Dataset content:
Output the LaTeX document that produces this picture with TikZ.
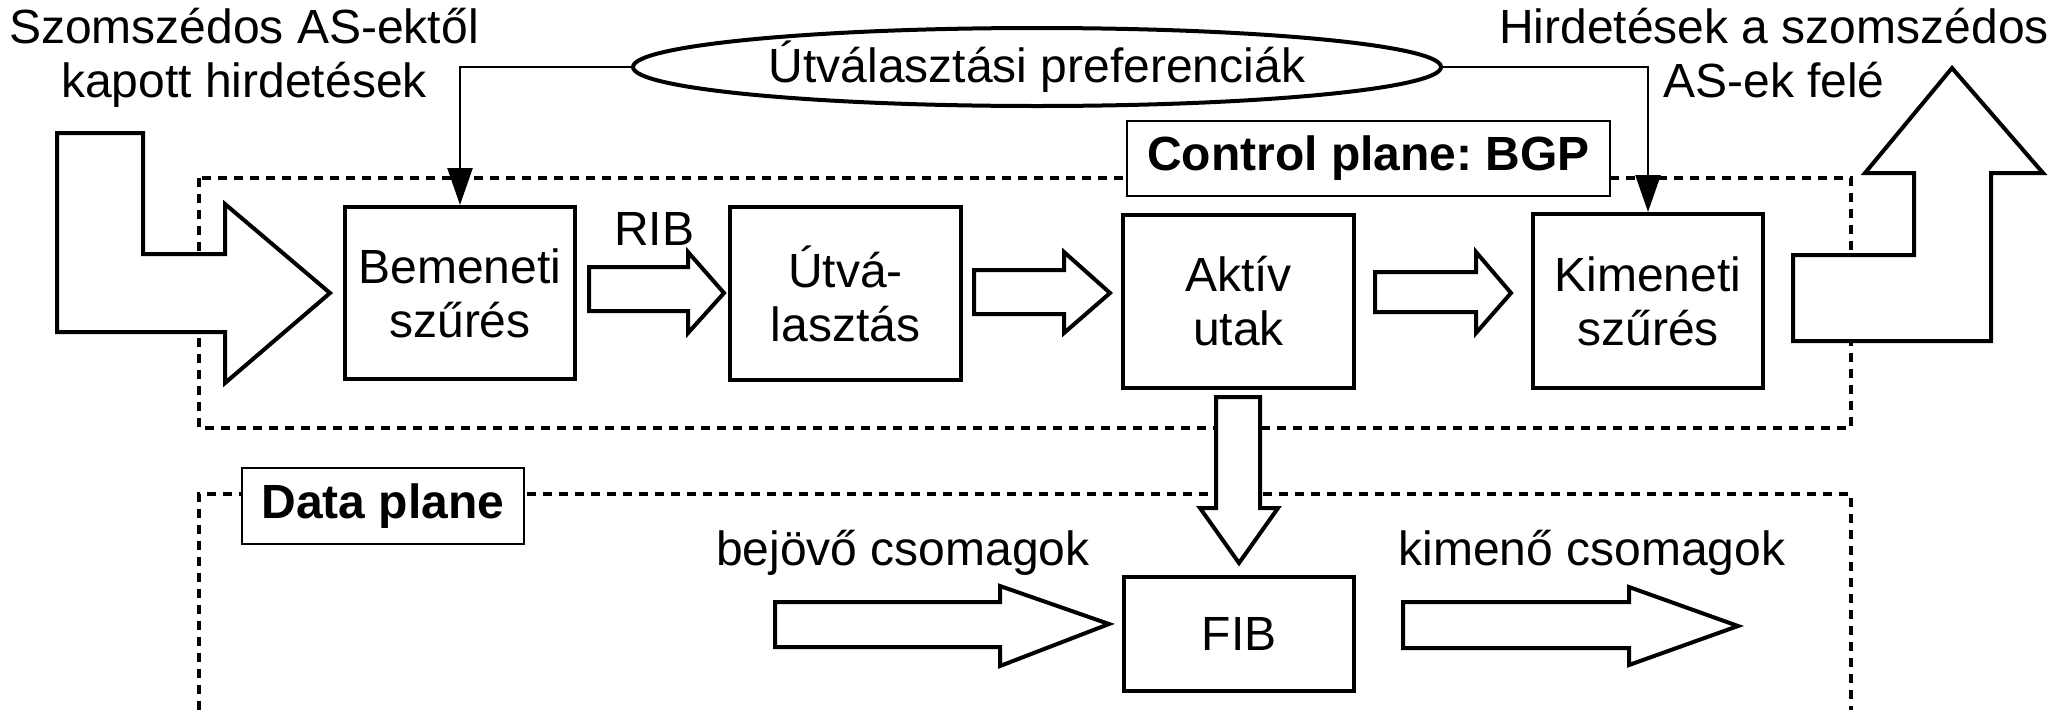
\documentclass[tikz,border=0pt]{standalone}
\usepackage{fontspec}
\setmainfont{Liberation Sans}
\usetikzlibrary{shapes.geometric,arrows.meta}
\frenchspacing
\begin{document}
\begin{tikzpicture}[x=1pt,y=-1pt,
  every node/.style={font=\fontsize{48}{54}\selectfont, inner sep=0pt},
  procbox/.style={draw, line width=4pt, align=center, fill=white},
  blockarrow/.style={draw, line width=4pt, fill=white, line join=miter},
  plane/.style={draw, line width=4pt, dash pattern=on 9pt off 7pt},
  planelabel/.style={draw, line width=2.5pt, fill=white, font=\fontsize{48}{54}\selectfont\bfseries},
  conn/.style={draw, line width=2.5pt, -{Triangle[length=37pt,width=25pt]}},
  freetext/.style={align=center},
]
\useasboundingbox (0,0) rectangle (2060,710);

% plane frames
\draw[plane] (199,178) rectangle (1851,428);
\draw[plane] (199,710) -- (199,494) -- (1851,494) -- (1851,710);

% plane labels
\node[planelabel, minimum width=483pt, minimum height=75pt] (cplab) at (1368.5,158.5) {Control plane: BGP};
\node[planelabel, minimum width=282pt, minimum height=76pt] (dplab) at (383,506) {Data plane};

% process boxes
\node[procbox, minimum width=230pt, minimum height=172pt] (bem) at (460,293) {Bemeneti\\szűrés};
\node[procbox, minimum width=231pt, minimum height=173pt] (utv) at (845.5,293.5) {Útvá-\\lasztás};
\node[procbox, minimum width=231pt, minimum height=173pt] (akt) at (1238.5,301.5) {Aktív\\utak};
\node[procbox, minimum width=230pt, minimum height=174pt] (kim) at (1648,301) {Kimeneti\\szűrés};
\node[procbox, minimum width=230pt, minimum height=114pt] (fib) at (1239,634) {FIB};

% preferences ellipse
\node[ellipse, draw, line width=4pt, minimum width=808pt, minimum height=78pt, fill=white] (pref) at (1037,67) {Útválasztási preferenciák};
\draw[conn] (pref.west) -| (bem.north);
\draw[conn] (pref.east) -| (kim.north);

% free texts
\node[freetext] (tin) at (244,58) {Szomszédos AS-ektől\\kapott hirdetések};
\node[freetext] (tout) at (1774,53) {Hirdetések a szomszédos\\AS-ek felé};
\node[anchor=base] (rib) at (654,245) {RIB};
\node[anchor=base] (bej) at (903,565) {bejövő csomagok};
\node[anchor=base] (kimc) at (1592,565) {kimenő csomagok};

% block arrows
\draw[blockarrow] (57,133) -- (143,133) -- (143,254) -- (225,254) -- (225,204) -- (330,293) -- (225,383) -- (225,332) -- (57,332) -- cycle;
\draw[blockarrow] (589,267) -- (688,267) -- (688,252) -- (724,293) -- (688,333) -- (688,311) -- (589,311) -- cycle;
\draw[blockarrow] (974,270) -- (1064,270) -- (1064,252) -- (1110,293) -- (1064,333) -- (1064,314) -- (974,314) -- cycle;
\draw[blockarrow] (1375,272) -- (1476,272) -- (1476,252) -- (1511,293) -- (1476,333) -- (1476,312) -- (1375,312) -- cycle;
\draw[blockarrow] (1793,341) -- (1793,255) -- (1914,255) -- (1914,173) -- (1865,173) -- (1952,68) -- (2043,173) -- (1991,173) -- (1991,341) -- cycle;
\draw[blockarrow] (1216,397) -- (1260,397) -- (1260,508) -- (1278,508) -- (1239,563) -- (1200,508) -- (1216,508) -- cycle;
\draw[blockarrow] (775,602) -- (1000,602) -- (1000,586) -- (1109,624) -- (1000,666) -- (1000,647) -- (775,647) -- cycle;
\draw[blockarrow] (1403,602) -- (1629,602) -- (1629,587) -- (1738,626) -- (1629,665) -- (1629,648) -- (1403,648) -- cycle;
\end{tikzpicture}
\end{document}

Required work: Restate exactly, please, only the lines between the start of the data and the line containing "(0,0) rectangle (2060,710);", both ends included, skipping the pictures.

Result for this task:
Output the LaTeX document that produces this picture with TikZ.
\documentclass[tikz,border=0pt]{standalone}
\usepackage{fontspec}
\setmainfont{Liberation Sans}
\usetikzlibrary{shapes.geometric,arrows.meta}
\frenchspacing
\begin{document}
\begin{tikzpicture}[x=1pt,y=-1pt,
  every node/.style={font=\fontsize{48}{54}\selectfont, inner sep=0pt},
  procbox/.style={draw, line width=4pt, align=center, fill=white},
  blockarrow/.style={draw, line width=4pt, fill=white, line join=miter},
  plane/.style={draw, line width=4pt, dash pattern=on 9pt off 7pt},
  planelabel/.style={draw, line width=2.5pt, fill=white, font=\fontsize{48}{54}\selectfont\bfseries},
  conn/.style={draw, line width=2.5pt, -{Triangle[length=37pt,width=25pt]}},
  freetext/.style={align=center},
]
\useasboundingbox (0,0) rectangle (2060,710);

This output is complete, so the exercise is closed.